Lehman's father Mayer, like Charles Altschul, was a financier, one of the three brothers who co-founded Lehman Brothers. Herbert had been a partner in that firm for two years when he married Edith.
Frank was next to marry. On November 3, 1912, The New York Times reported on his engagement to Helen Goodhart, a graduate of Barnard College. The wedding took place on January 9, 1913 in the bride's home.
Herbert Lehman was drawn into the messy impeachment trial of Governor William Sulzer in 1913. Among the charges was that he had accepted large, personal gifts, presumably in exchange for favors. On October 8, 1913, Lehman was called to testify to explain his monetary gift to the governor. The New York Sun printed his testimony in part.
I gave him $5,000 unconditionally. I knew he was a man of straitened circumstances. I did not care what he did with his money, whether he paid his rent or bought himself clothes or paid for his office or any other expenses which he might incur.
Lazard Freres placed a notice in the New York Press on July 3, 1916 that read, "We regret to announce that Mr. Charles Altschul has this day retired from our firm." It added, "Mr. Fred H. Greenebaum and Mr. Frank Altschul have been admitted as partners in our firm."

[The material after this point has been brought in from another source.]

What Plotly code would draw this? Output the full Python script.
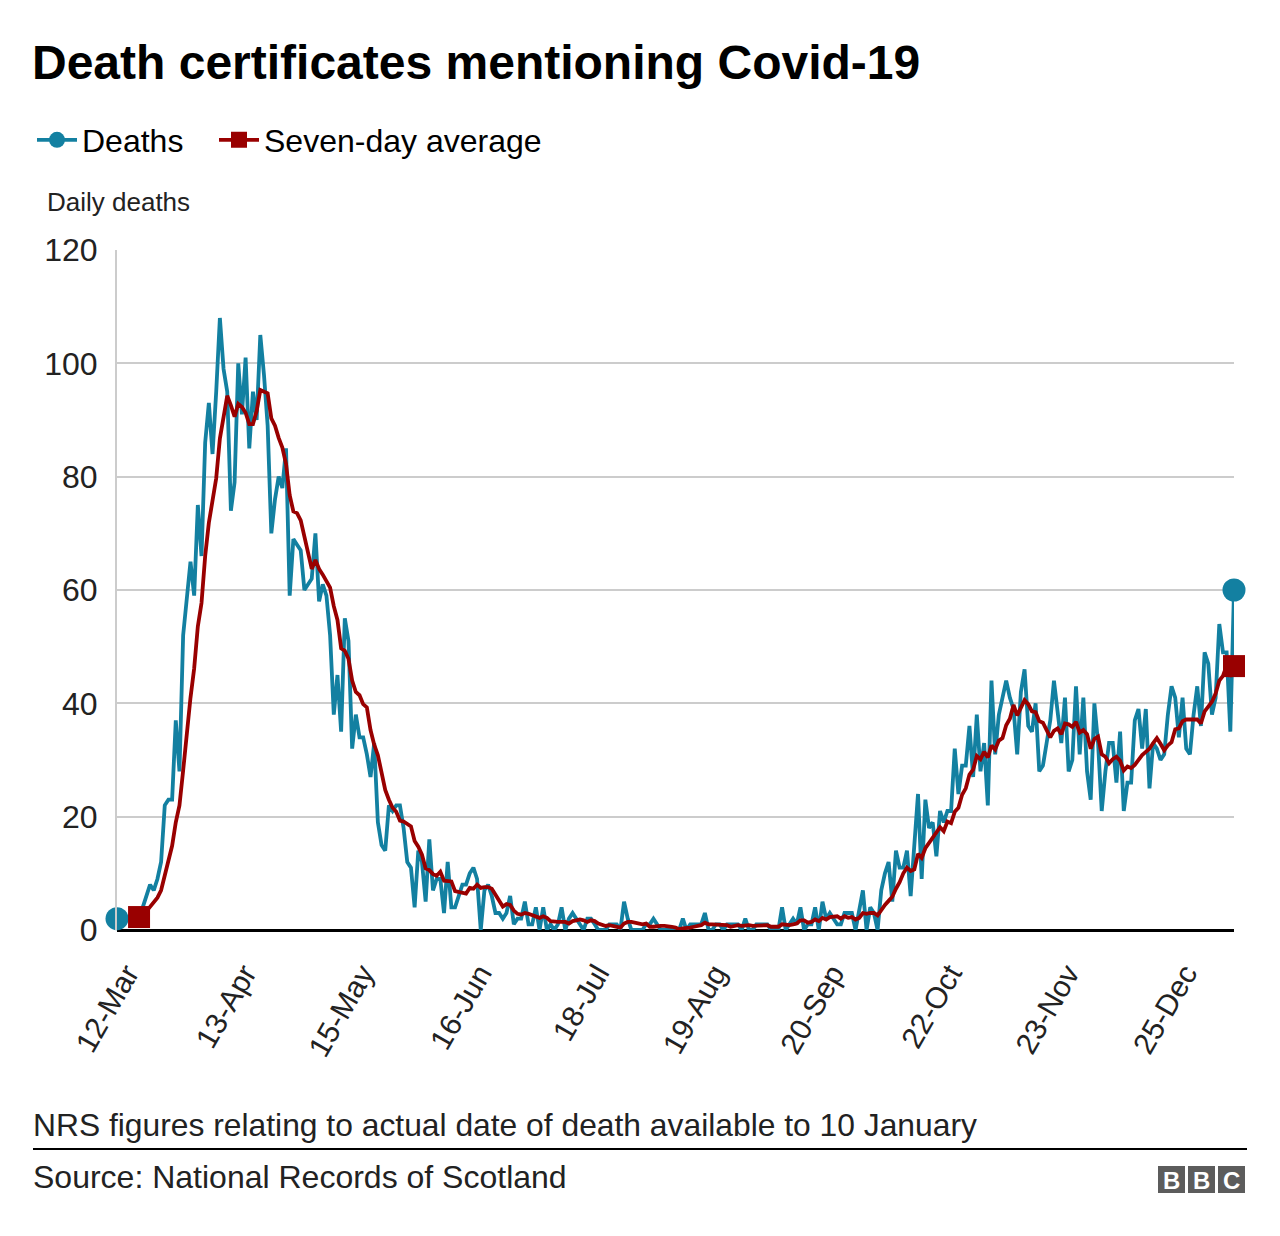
import plotly.graph_objects as go
import pandas as pd

# ---------------- data ----------------
start_date = "2020-03-12"

deaths = [
    2, 1, 2, 2, 3, 3, 3, 4, 6, 8,
    7, 9, 12, 22, 23, 23, 37, 28, 52, 59,
    65, 59, 75, 66, 86, 93, 84, 95, 108, 99,
    95, 74, 79, 100, 91, 101, 85, 95, 90, 105,
    98, 89, 70, 76, 80, 78, 85, 59, 69, 68,
    67, 60, 61, 62, 70, 58, 61, 59, 52, 38,
    45, 35, 55, 51, 32, 38, 34, 34, 31, 27,
    33, 19, 15, 14, 22, 21, 22, 22, 18, 12,
    11, 4, 14, 12, 5, 16, 7, 9, 9, 3,
    12, 4, 4, 6, 8, 8, 10, 11, 9, 0,
    7, 8, 6, 3, 3, 2, 3, 6, 1, 2,
    2, 5, 1, 1, 4, 0, 4, 0, 1, 0,
    1, 4, 0, 2, 3, 2, 1, 0, 2, 2,
    1, 0, 0, 0, 1, 1, 1, 0, 5, 2,
    0, 0, 0, 0, 1, 1, 2, 1, 0, 0,
    0, 0, 0, 0, 2, 0, 1, 1, 1, 1,
    3, 0, 0, 1, 1, 0, 1, 1, 1, 1,
    0, 2, 0, 0, 1, 1, 1, 1, 0, 0,
    0, 4, 0, 1, 2, 1, 4, 0, 1, 1,
    4, 0, 5, 2, 3, 2, 1, 1, 3, 3,
    3, 0, 4, 7, 0, 4, 3, 0, 7, 10,
    12, 5, 14, 11, 11, 14, 6, 14, 24, 9,
    23, 18, 19, 13, 21, 19, 21, 21, 32, 24,
    29, 29, 36, 27, 38, 28, 33, 22, 44, 31,
    38, 41, 44, 41, 39, 31, 42, 46, 36, 35,
    40, 28, 29, 33, 37, 44, 38, 33, 41, 28,
    30, 43, 31, 41, 28, 23, 40, 33, 21, 28,
    33, 33, 26, 35, 21, 26, 26, 37, 39, 32,
    39, 25, 33, 32, 30, 31, 38, 43, 41, 34,
    41, 32, 31, 38, 43, 36, 49, 47, 38, 41,
    54, 49, 49, 35, 60,
]

tick_dates = ["2020-03-12", "2020-04-13", "2020-05-15", "2020-06-16", "2020-07-18",
              "2020-08-19", "2020-09-20", "2020-10-22", "2020-11-23", "2020-12-25"]
tick_labels = ["12-Mar", "13-Apr", "15-May", "16-Jun", "18-Jul",
               "19-Aug", "20-Sep", "22-Oct", "23-Nov", "25-Dec"]
y_ticks = [0, 20, 40, 60, 80, 100, 120]

dates = pd.date_range(start_date, periods=len(deaths), freq="D")
# seven-day (trailing) average of the daily deaths
avg_series = pd.Series(deaths, dtype=float).rolling(7).mean()
avg_dates = dates[6:]
avg_vals = avg_series.iloc[6:].tolist()

# ---------------- style ----------------
BLUE = "#1380A1"
RED = "#990000"
TXT = "#222222"
FONT = "Liberation Sans, Arial, sans-serif"

W, H = 1280, 1236
L, R, T, B = 117, 46, 250, 306
PW, PH = W - L - R, H - T - B


def px(xp):
    return (xp - L) / PW


def py(yp):
    return (H - B - yp) / PH


fig = go.Figure()

fig.add_trace(go.Scatter(x=dates, y=deaths, mode="lines", name="Deaths",
                         line=dict(color=BLUE, width=3.8), showlegend=False,
                         cliponaxis=False))
fig.add_trace(go.Scatter(x=avg_dates, y=avg_vals, mode="lines", name="Seven-day average",
                         line=dict(color=RED, width=3.8), showlegend=False,
                         cliponaxis=False))
# end-point markers
fig.add_trace(go.Scatter(x=[dates[0], dates[-1]], y=[deaths[0], deaths[-1]], mode="markers",
                         name="Deaths", marker=dict(symbol="circle", size=23, color=BLUE),
                         showlegend=False, cliponaxis=False))
fig.add_trace(go.Scatter(x=[avg_dates[0], avg_dates[-1]], y=[avg_vals[0], avg_vals[-1]],
                         mode="markers", name="Seven-day average",
                         marker=dict(symbol="square", size=22, color=RED),
                         showlegend=False, cliponaxis=False))
# legend entries
fig.add_trace(go.Scatter(x=[None], y=[None], mode="lines+markers", name="Deaths",
                         line=dict(color=BLUE, width=3.8), legendwidth=127,
                         marker=dict(symbol="circle", size=22, color=BLUE)))
fig.add_trace(go.Scatter(x=[None], y=[None], mode="lines+markers", name="Seven-day average",
                         line=dict(color=RED, width=3.8),
                         marker=dict(symbol="square", size=22, color=RED)))

annotations = [
    dict(text="Daily deaths", x=px(45), y=py(202), xref="paper", yref="paper",
         xanchor="left", yanchor="middle", showarrow=False,
         font=dict(family=FONT, size=26, color=TXT)),
    dict(text="NRS figures relating to actual date of death available to 10 January",
         x=px(31), y=py(1125), xref="paper", yref="paper",
         xanchor="left", yanchor="middle", showarrow=False,
         font=dict(family=FONT, size=31.8, color=TXT)),
    dict(text="Source: National Records of Scotland",
         x=px(31), y=py(1177), xref="paper", yref="paper",
         xanchor="left", yanchor="middle", showarrow=False,
         font=dict(family=FONT, size=32, color=TXT)),
]

shapes = [
    dict(type="line", xref="paper", yref="paper", x0=px(33), x1=px(1247),
         y0=py(1149), y1=py(1149), line=dict(color="#000000", width=2)),
]

# BBC logo blocks
for i, letter in enumerate(["B", "B", "C"]):
    x0 = 1158 + i * 30
    shapes.append(dict(type="rect", xref="paper", yref="paper",
                       x0=px(x0), x1=px(x0 + 27), y0=py(1193), y1=py(1166),
                       fillcolor="#5c5c5c", line=dict(width=0)))
    annotations.append(dict(text="<b>%s</b>" % letter, x=px(x0 + 13.5), y=py(1180),
                            xref="paper", yref="paper", xanchor="center", yanchor="middle",
                            showarrow=False, font=dict(family=FONT, size=24, color="white")))

fig.update_layout(
    width=W, height=H,
    margin=dict(l=L, r=R, t=T, b=B, pad=0),
    paper_bgcolor="white", plot_bgcolor="white",
    font=dict(family=FONT, color=TXT),
    title=dict(text="<b>Death certificates mentioning Covid-19</b>",
               x=32 / W, xanchor="left", xref="container",
               y=1 - 62 / H, yanchor="middle", yref="container",
               font=dict(family=FONT, size=48, color="#000000")),
    legend=dict(orientation="h", xref="container", yref="container",
                x=32 / W, xanchor="left", y=1 - 140 / H, yanchor="middle",
                font=dict(family=FONT, size=32, color="#000000"),
                itemwidth=40, traceorder="normal", bgcolor="rgba(0,0,0,0)"),
    xaxis=dict(type="date", range=[dates[0], dates[-1]],
               tickmode="array", tickvals=tick_dates, ticktext=tick_labels,
               tickangle=-60, tickfont=dict(family=FONT, size=30, color=TXT),
               showgrid=False, zeroline=False, showline=False, ticks="",
               ticklabelstandoff=19, ticklabelshift=10, fixedrange=True),
    yaxis=dict(range=[0, 120], tickmode="array", tickvals=y_ticks,
               tickfont=dict(family=FONT, size=32, color=TXT),
               showgrid=True, gridcolor="#cccccc", gridwidth=2,
               showline=True, linecolor="#cccccc", linewidth=2,
               zeroline=True, zerolinecolor="#000000", zerolinewidth=3,
               ticks="", ticklabelstandoff=11, fixedrange=True),
    annotations=annotations,
    shapes=shapes,
    showlegend=True,
)

fig.write_html("out.html", config={"displayModeBar": False},
               post_script="document.body.style.margin='0px';")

Charles Altschul now turned his attention to historical research and writing. His first project was his 1917 The American Revolution in Our School Text Books: An Attempt to Trace the Influence of Early School Education on the Feeling Toward England in the United States. After pouring over 93 history textbooks used in schools nationwide, he revealed an inherent bias which The Sun on October 21, 1917 called "an American tradition of Anglophobia." The New York Times would later say it "helped bring a revision in the teaching of the history of the Revolution in public schools."
Charles was involved in other scholarly interests, as well. He was a member of the Astronomical Society of the Pacific and the American Historical Association, for instance.
Early in April 1927, Charles Altschul suffered a heart attack. He died three weeks later on April 28.
His son and son-in-law would go on to great success. In their 2003 Wall Street People, Charles D. Ellis and James R. Vertin wrote, "Frank [Altschul] rose to be one of Wall Street's grand dukes, both in style and influence. In the 1930s, he served on the governing board of the New York Stock Exchange and became a director of the Rockefeller family bank, the Chase National." In 1929, Herbert Lehman became Lieutenant Governor of New York under Governor Franklin D. Roosevelt, and in 1933 became the state's 45th governor, holding that office until March 1946.
In the meantime, the West 86th Street block had changed from upscale private homes to boarding houses, shops and apartment buildings by the time of Charles Altschul's death. No. 32 was converted to the Ann Reno School--a dual purpose facility that taught deaf children and trained teachers.
The daughter of prominent musicians, Anna Reno Margulies was prompted by the deafness of her son to devote herself to teaching the deaf. After studying with Maria Montessori in Italy, she opened her school in America using the Montessori methods. The New York Times said here "students were taught to speak and understand conversation with a facility equal to that of persons with normal hearing."
The Ann Reno School operated from the converted house into the 1950s. By 1969, it was home to the Society for the Advancement of Judaism Nursery School, which accepted three- and four-year-old children at a yearly tuition of $675 (equal to about $4,880 in 2024).
A renovation completed in 1981 resulted in apartments. There are three each on the first through fourth floors, and two duplex apartments on the fifth and new penthouse level, which is unseen from the street.